_TASK TO CARRY OUT_
Print, word for word, the opening line of the data below and every line after it through the line that contains "fig = go.Figure()", but not the pictures.

_INFORMATION PROVIDED_
** START **

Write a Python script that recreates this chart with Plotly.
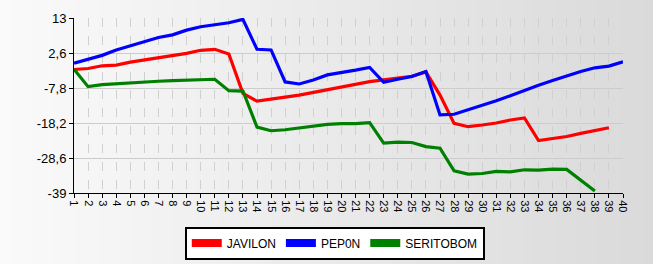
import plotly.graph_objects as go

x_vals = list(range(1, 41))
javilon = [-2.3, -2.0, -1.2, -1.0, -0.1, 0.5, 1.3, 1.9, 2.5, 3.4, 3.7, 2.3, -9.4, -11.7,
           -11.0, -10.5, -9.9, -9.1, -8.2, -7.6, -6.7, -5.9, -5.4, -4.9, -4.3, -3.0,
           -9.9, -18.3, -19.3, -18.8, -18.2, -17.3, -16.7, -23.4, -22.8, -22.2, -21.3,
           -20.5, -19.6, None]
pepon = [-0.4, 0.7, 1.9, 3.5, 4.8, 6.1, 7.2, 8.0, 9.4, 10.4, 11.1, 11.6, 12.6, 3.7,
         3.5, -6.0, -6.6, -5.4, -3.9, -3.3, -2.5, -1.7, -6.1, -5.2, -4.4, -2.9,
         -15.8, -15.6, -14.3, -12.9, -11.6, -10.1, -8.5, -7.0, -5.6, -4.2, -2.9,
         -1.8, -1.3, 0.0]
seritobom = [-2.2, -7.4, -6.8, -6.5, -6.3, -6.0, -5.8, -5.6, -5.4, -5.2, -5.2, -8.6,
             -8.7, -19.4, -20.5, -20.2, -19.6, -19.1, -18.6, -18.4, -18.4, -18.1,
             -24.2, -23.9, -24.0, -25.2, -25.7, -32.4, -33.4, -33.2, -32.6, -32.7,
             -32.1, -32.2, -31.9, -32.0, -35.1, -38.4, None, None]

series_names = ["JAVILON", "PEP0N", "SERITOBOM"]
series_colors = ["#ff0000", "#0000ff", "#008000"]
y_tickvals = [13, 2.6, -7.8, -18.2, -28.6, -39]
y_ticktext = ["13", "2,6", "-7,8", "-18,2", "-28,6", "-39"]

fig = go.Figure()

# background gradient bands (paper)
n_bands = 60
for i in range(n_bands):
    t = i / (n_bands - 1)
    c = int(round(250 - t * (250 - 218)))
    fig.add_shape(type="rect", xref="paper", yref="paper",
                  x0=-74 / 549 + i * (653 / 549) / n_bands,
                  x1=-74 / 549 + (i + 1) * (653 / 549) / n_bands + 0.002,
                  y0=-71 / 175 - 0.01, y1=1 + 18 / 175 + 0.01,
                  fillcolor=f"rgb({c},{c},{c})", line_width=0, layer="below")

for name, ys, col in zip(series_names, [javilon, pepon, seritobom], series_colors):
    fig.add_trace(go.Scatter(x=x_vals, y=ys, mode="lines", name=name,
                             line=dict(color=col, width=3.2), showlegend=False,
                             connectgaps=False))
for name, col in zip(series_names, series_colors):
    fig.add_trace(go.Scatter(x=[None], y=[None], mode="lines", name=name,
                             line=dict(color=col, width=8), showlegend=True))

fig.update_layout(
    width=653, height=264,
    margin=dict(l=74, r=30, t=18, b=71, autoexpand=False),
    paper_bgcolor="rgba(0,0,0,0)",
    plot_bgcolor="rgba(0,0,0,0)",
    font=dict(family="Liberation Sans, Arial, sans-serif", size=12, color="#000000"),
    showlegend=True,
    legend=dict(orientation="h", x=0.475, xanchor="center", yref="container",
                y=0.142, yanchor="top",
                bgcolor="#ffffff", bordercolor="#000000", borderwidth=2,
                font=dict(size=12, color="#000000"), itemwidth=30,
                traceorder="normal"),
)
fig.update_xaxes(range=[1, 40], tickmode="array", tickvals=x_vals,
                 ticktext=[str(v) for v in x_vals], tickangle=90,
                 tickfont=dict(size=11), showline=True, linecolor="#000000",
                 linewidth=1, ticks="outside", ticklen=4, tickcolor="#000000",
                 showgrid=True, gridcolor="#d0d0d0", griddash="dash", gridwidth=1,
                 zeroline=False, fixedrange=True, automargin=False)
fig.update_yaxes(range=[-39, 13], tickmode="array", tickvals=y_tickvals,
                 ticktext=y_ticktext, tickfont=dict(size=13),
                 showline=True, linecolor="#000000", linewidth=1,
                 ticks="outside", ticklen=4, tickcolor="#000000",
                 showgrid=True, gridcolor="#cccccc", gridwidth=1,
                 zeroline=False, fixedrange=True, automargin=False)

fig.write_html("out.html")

** END **

_WRITTEN RESPONSE_
Write a Python script that recreates this chart with Plotly.
import plotly.graph_objects as go

x_vals = list(range(1, 41))
javilon = [-2.3, -2.0, -1.2, -1.0, -0.1, 0.5, 1.3, 1.9, 2.5, 3.4, 3.7, 2.3, -9.4, -11.7,
           -11.0, -10.5, -9.9, -9.1, -8.2, -7.6, -6.7, -5.9, -5.4, -4.9, -4.3, -3.0,
           -9.9, -18.3, -19.3, -18.8, -18.2, -17.3, -16.7, -23.4, -22.8, -22.2, -21.3,
           -20.5, -19.6, None]
pepon = [-0.4, 0.7, 1.9, 3.5, 4.8, 6.1, 7.2, 8.0, 9.4, 10.4, 11.1, 11.6, 12.6, 3.7,
         3.5, -6.0, -6.6, -5.4, -3.9, -3.3, -2.5, -1.7, -6.1, -5.2, -4.4, -2.9,
         -15.8, -15.6, -14.3, -12.9, -11.6, -10.1, -8.5, -7.0, -5.6, -4.2, -2.9,
         -1.8, -1.3, 0.0]
seritobom = [-2.2, -7.4, -6.8, -6.5, -6.3, -6.0, -5.8, -5.6, -5.4, -5.2, -5.2, -8.6,
             -8.7, -19.4, -20.5, -20.2, -19.6, -19.1, -18.6, -18.4, -18.4, -18.1,
             -24.2, -23.9, -24.0, -25.2, -25.7, -32.4, -33.4, -33.2, -32.6, -32.7,
             -32.1, -32.2, -31.9, -32.0, -35.1, -38.4, None, None]

series_names = ["JAVILON", "PEP0N", "SERITOBOM"]
series_colors = ["#ff0000", "#0000ff", "#008000"]
y_tickvals = [13, 2.6, -7.8, -18.2, -28.6, -39]
y_ticktext = ["13", "2,6", "-7,8", "-18,2", "-28,6", "-39"]

fig = go.Figure()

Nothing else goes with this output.